The four bad men were so polite to all women, so kindly to unarmed citizens, so humorous in their methods, so generous with their gold, so daring in making war against a powerful British state, that they were esteemed as heroes. Even bad heroes are better than none at all, and they were not betrayed even by poor folk to whom the rewards would have been a fortune. For two years they outwitted the whole force of police, scouts and trackers at a cost to the state of one hundred fifteen thousand pounds.
But with all this the best of Australian manhood was engaged in the hunt, and the real heroes of this adventure were the police, who made no moan through months of outrageous labor and suffering in the mountains.
Superintendent Hare, in charge of the hunt, made friends with a kinsman of the outlaws, a young horse-thief, named Aaron Sherritt. This lad knew all the secrets of the outlaws, was like a brother to them, and yet, so worshiped Mr. Hare that he served with the police as a spy. In treachery to his kinsmen, he was at least faithful to his master, knowing that he went to his own death.
He expected the outlaws to come by night to the house of Joe Byrne’s mother, and led Mr. Hare’s patrol, which lay for the next month in hiding upon a hill overlooking the homestead. Aaron was engaged to Byrne’s sister, was daily at the house and slowly a dim suspicion dawned on the outlaw’s mother. Then the old woman, uneasily searching the hills, stumbled into the police bivouac, and saw Aaron Sherritt, the spy, asleep in that company. His dress betrayed him to her, a white shirt, breeches and long boots, impossible to mistake. And when he knew what had happened, the lad turned white. “Now,” he muttered, “I am a dead man.”
Mrs. Byrne sent the news of Aaron’s treachery to her outlawed son in the hills. On June twenty-sixth, the spy was called out of his mother’s cabin by some one who cried that he had lost his way. Aaron opened the door, and Joe Byrne shot him through the heart.

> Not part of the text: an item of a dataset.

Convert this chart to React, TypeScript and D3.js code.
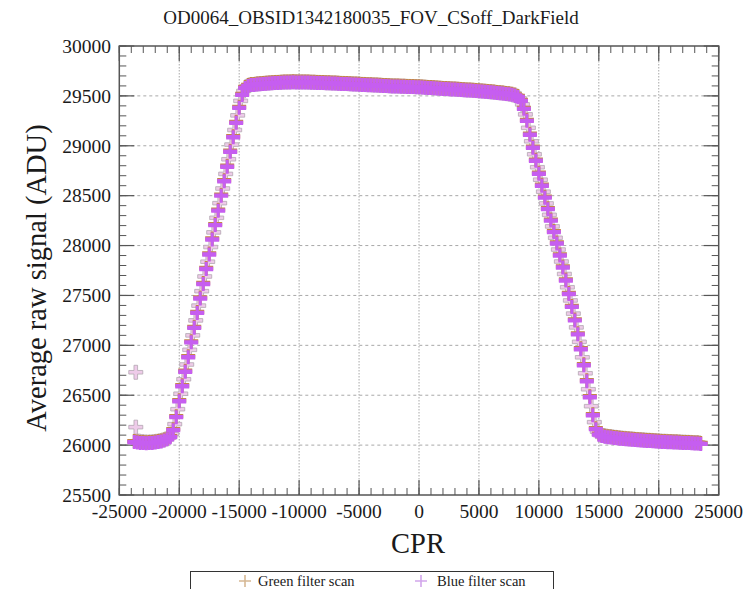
import React from "react";
import * as d3 from "d3";

// ---- data ----
const TITLE = "OD0064_OBSID1342180035_FOV_CSoff_DarkField";
const X_LABEL = "CPR";
const Y_LABEL = "Average raw signal (ADU)";
const X_TICKS = [-25000, -20000, -15000, -10000, -5000, 0, 5000, 10000, 15000, 20000, 25000];
const Y_TICKS = [25500, 26000, 26500, 27000, 27500, 28000, 28500, 29000, 29500, 30000];
const SERIES_NAMES = ["Green filter scan", "Blue filter scan"];

// Blue filter scan: first CPR and scan step
const BLUE_X0 = -23750;
const BLUE_STEP = 250;
const blueValues = [
  26030, 26025, 26022, 26020, 26018, 26020, 26022, 26025, 26030, 26036, 26045, 26058,
  26080, 26150, 26280, 26440, 26590, 26735, 26880, 27030, 27175, 27325, 27470, 27615,
  27765, 27910, 28060, 28205, 28350, 28500, 28645, 28790, 28940, 29085, 29230, 29380,
  29510, 29580, 29600, 29608,
  29610, 29614, 29617, 29620, 29622, 29625, 29627, 29629, 29630, 29632,
  29633, 29634, 29635, 29636, 29635, 29635, 29634, 29634, 29633, 29632,
  29631, 29630, 29629, 29628, 29627, 29626, 29624, 29623, 29622, 29620,
  29619, 29618, 29616, 29615, 29613, 29612, 29610, 29609, 29607, 29606,
  29604, 29603, 29601, 29600, 29598, 29597, 29595, 29594, 29593, 29592,
  29591, 29590, 29589, 29588, 29587, 29586, 29584, 29582, 29580, 29578,
  29576, 29574, 29572, 29570, 29568, 29566, 29565, 29563, 29561, 29559,
  29557, 29555, 29553, 29551, 29549, 29547, 29545, 29542, 29539, 29536,
  29533, 29530, 29527, 29524, 29520, 29516, 29511, 29505,
  29490, 29450, 29370, 29250, 29110, 28980, 28850, 28720, 28600, 28480,
  28365, 28250, 28135, 28020, 27900, 27780, 27650, 27515, 27385, 27250,
  27110, 26960, 26800, 26640, 26480, 26300, 26160, 26105,
  26092, 26085, 26080, 26076, 26072, 26068, 26065, 26062, 26059, 26056,
  26053, 26050, 26048, 26046, 26044, 26042, 26040, 26038, 26036, 26034,
  26032, 26030, 26029, 26028, 26026, 26025, 26024, 26022, 26021, 26020,
  26018, 26017, 26015, 26012,
];

// Green filter scan: interleaved half a step from the blue scan
const GREEN_X0 = -23625;
const GREEN_STEP = 250;
const greenValues = [
  26730,
  26040, 26035, 26032, 26030, 26032, 26034, 26038, 26043, 26050, 26060, 26075,
  26110, 26210, 26360, 26515, 26660, 26808, 26955, 27100, 27250, 27398, 27543,
  27690, 27838, 27985, 28132, 28278, 28425, 28572, 28718, 28865, 29012, 29158,
  29305, 29450, 29550, 29595, 29610,
  29614,
  29618, 29621, 29624, 29626, 29629, 29631, 29633, 29635, 29636, 29638,
  29639, 29640, 29641, 29641, 29641, 29640, 29640, 29639, 29638, 29637,
  29636, 29635, 29634, 29633, 29631, 29630, 29629, 29628, 29626, 29625,
  29624, 29622, 29621, 29619, 29618, 29616, 29615, 29613, 29612, 29610,
  29609, 29607, 29606, 29604, 29603, 29601, 29600, 29599, 29598, 29597,
  29596, 29595, 29594, 29593, 29592, 29590, 29588, 29586, 29584, 29582,
  29580, 29578, 29576, 29574, 29572, 29571, 29569, 29567, 29565, 29563,
  29561, 29559, 29557, 29555, 29553, 29550, 29548, 29545, 29542, 29539,
  29536, 29533, 29530, 29526, 29522, 29517, 29508,
  29500,
  29475, 29415, 29315, 29180, 29045, 28915, 28785, 28660, 28540, 28422,
  28308, 28192, 28078, 27960, 27840, 27715, 27582, 27450, 27318, 27180,
  27035, 26880, 26720, 26560, 26390, 26230, 26135, 26100,
  26096, 26090, 26086, 26082, 26078, 26074, 26071, 26068, 26065, 26062,
  26060, 26057, 26055, 26053, 26051, 26049, 26047, 26045, 26043, 26041,
  26039, 26038, 26036, 26035, 26034, 26032, 26031, 26030, 26028, 26027,
  26025, 26024, 26022,
];
const greenExtraX = [-23625];
const greenExtraY = [26180];

// ---- layout ----
const W = 753;
const H = 589;
const M = { left: 119.3, right: 718.7, top: 46, bottom: 495 };
const FONT = "Liberation Serif";

function crossPoints(a: number, b: number, c: number) {
  const p = [
    [-a, -b], [-c, -b], [-c, -a], [c, -a], [c, -b], [a, -b],
    [a, b], [c, b], [c, a], [-c, a], [-c, b], [-a, b],
  ];
  return "M" + p.map((q) => q.join(",")).join("L") + "Z";
}

export default function App() {
  const x = d3.scaleLinear().domain([-25000, 25000]).range([M.left, M.right]);
  const y = d3.scaleLinear().domain([25500, 30000]).range([M.bottom, M.top]);

  const blue = blueValues.map((v, i) => [BLUE_X0 + i * BLUE_STEP, v]);
  const green = greenValues
    .map((v, i) => [GREEN_X0 + i * GREEN_STEP, v])
    .concat(greenExtraX.map((gx, i) => [gx, greenExtraY[i]]));

  const xMinor = d3.range(-25000, 25001, 1000);
  const yMinor = d3.range(25500, 30001, 100);

  const bluePath = crossPoints(7, 2.2, 1.5);
  const greenPath = crossPoints(7, 1.8, 1.8);
  const axisCol = "#555";
  const gridCol = "#a8a8a8";
  const txt = "#1a1a1a";
  const tf = { fontFamily: FONT };

  return (
    <svg width={W} height={H} style={{ position: "absolute", left: 0, top: 0, background: "#fff" }}>
      <rect x={0} y={0} width={W} height={H} fill="#fff" />
      <text x={371} y={24} textAnchor="middle" style={tf} fontSize={19} fill={txt}>
        {TITLE}
      </text>

      {/* grid */}
      {X_TICKS.slice(1, -1).map((t) => (
        <line key={"gx" + t} x1={x(t)} x2={x(t)} y1={M.top} y2={M.bottom} stroke={gridCol} strokeWidth={1} strokeDasharray="1.5,1.5" />
      ))}
      {Y_TICKS.slice(1, -1).map((t) => (
        <line key={"gy" + t} x1={M.left} x2={M.right} y1={y(t)} y2={y(t)} stroke={gridCol} strokeWidth={1} strokeDasharray="3,3" />
      ))}

      {/* minor ticks */}
      {xMinor.map((t) => (
        <g key={"mx" + t}>
          <line x1={x(t)} x2={x(t)} y1={M.bottom} y2={M.bottom - 7} stroke={axisCol} />
          <line x1={x(t)} x2={x(t)} y1={M.top} y2={M.top + 7} stroke={axisCol} />
        </g>
      ))}
      {yMinor.map((t) => (
        <g key={"my" + t}>
          <line x1={M.left} x2={M.left + 7} y1={y(t)} y2={y(t)} stroke={axisCol} />
          <line x1={M.right} x2={M.right - 7} y1={y(t)} y2={y(t)} stroke={axisCol} />
        </g>
      ))}
      {/* major ticks */}
      {X_TICKS.map((t) => (
        <g key={"Mx" + t}>
          <line x1={x(t)} x2={x(t)} y1={M.bottom} y2={M.bottom - 15} stroke={axisCol} strokeWidth={1.2} />
          <line x1={x(t)} x2={x(t)} y1={M.top} y2={M.top + 15} stroke={axisCol} strokeWidth={1.2} />
          <text x={x(t)} y={518} textAnchor="middle" style={tf} fontSize={19.5} fill={txt}>
            {t}
          </text>
        </g>
      ))}
      {Y_TICKS.map((t) => (
        <g key={"My" + t}>
          <line x1={M.left} x2={M.left + 15} y1={y(t)} y2={y(t)} stroke={axisCol} strokeWidth={1.2} />
          <line x1={M.right} x2={M.right - 15} y1={y(t)} y2={y(t)} stroke={axisCol} strokeWidth={1.2} />
          <text x={111} y={y(t)} dy="0.35em" textAnchor="end" style={tf} fontSize={19.5} fill={txt}>
            {t}
          </text>
        </g>
      ))}

      {/* data: green scan */}
      {green.map((d, i) => (
        <path key={"g" + i} d={greenPath} transform={`translate(${x(d[0])},${y(d[1])})`} fill="#eecbe9" stroke="#b3a7b1" strokeWidth={0.8} />
      ))}
      {/* data: blue scan */}
      {blue.map((d, i) => (
        <path key={"bs" + i} d={bluePath} transform={`translate(${x(d[0])},${y(d[1]) - 1})`} fill="#c4844a" />
      ))}
      {blue.map((d, i) => (
        <path key={"b" + i} d={bluePath} transform={`translate(${x(d[0])},${y(d[1])})`} fill="#c65ef0" />
      ))}

      {/* frame */}
      <rect x={M.left} y={M.top} width={M.right - M.left} height={M.bottom - M.top} fill="none" stroke={axisCol} strokeWidth={1.5} />

      {/* axis labels */}
      <text x={418} y={553} textAnchor="middle" style={tf} fontSize={28.5} fill={txt}>
        {X_LABEL}
      </text>
      <text transform="translate(46,278) rotate(-90)" textAnchor="middle" style={tf} fontSize={28.5} fill={txt}>
        {Y_LABEL}
      </text>

      {/* legend */}
      <rect x={190.5} y={571.5} width={363} height={40} fill="#fff" stroke="#333" strokeWidth={1} />
      <path d="M239,581H251M245,575V587" stroke="#d6b894" strokeWidth={1.6} fill="none" />
      <text x={258} y={586} style={tf} fontSize={14.5} fill={txt}>{SERIES_NAMES[0]}</text>
      <path d="M415,581H427M421,575V587" stroke="#d2a6ec" strokeWidth={1.6} fill="none" />
      <text x={437} y={586} style={tf} fontSize={14.5} fill={txt}>{SERIES_NAMES[1]}</text>
    </svg>
  );
}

So the outlaws had broken cover after months of hiding, and at once Superintendent Hare brought police and trackers by a special train that they might take up the trail of their retreat back to the mountains. The outlaws, foreseeing this movement, tore up the railway track, so that the train, with its load of police, might be thrown into a gully, and all who survived the wreck were to be shot down without mercy.
This snare which they set for their enemies was badly planned. Instead of tearing up the tracks themselves, they brought men for the job from Glenrowan station close by; and then, to prevent their presence from being reported, they had to hold the village instead of mounting guard upon the trap. They cut the wires, secured the station and herded all the villagers into the Glenrowan hotel some two hundred yards from the railway. Then they had to wait for the train from three o’clock on Monday morning all through the long day, and the dreary night, guarding sixty prisoners and watching for the police. They amused the prisoners, men, women and children with an impromptu dance in which they shared by turns, then with raids upon outlying houses, and with athletic feats, but always on the alert lest any man escape to give the alarm, or the police arrive unobserved. The strain was beyond human endurance. So Byrne, fresh from the murder of his chum Aaron Sherritt, relieved his mind by getting drunk, Ned Kelly kept up his courage by bragging of the death prepared for his enemies, and, worst of all, the local schoolmaster was allowed to take his sick wife home.
The schoolmaster had been most sympathetic all day long, helping the outlaws until he won their confidence; but now, escaped to his house, he made haste to prepare a lantern covered with a red shawl with which to signal the train. He stood upon the track waving the red light, when in the pitchy darkness before dawn, the train-load of police came blindly straight for the death-trap. The train slowed, stopped and was saved.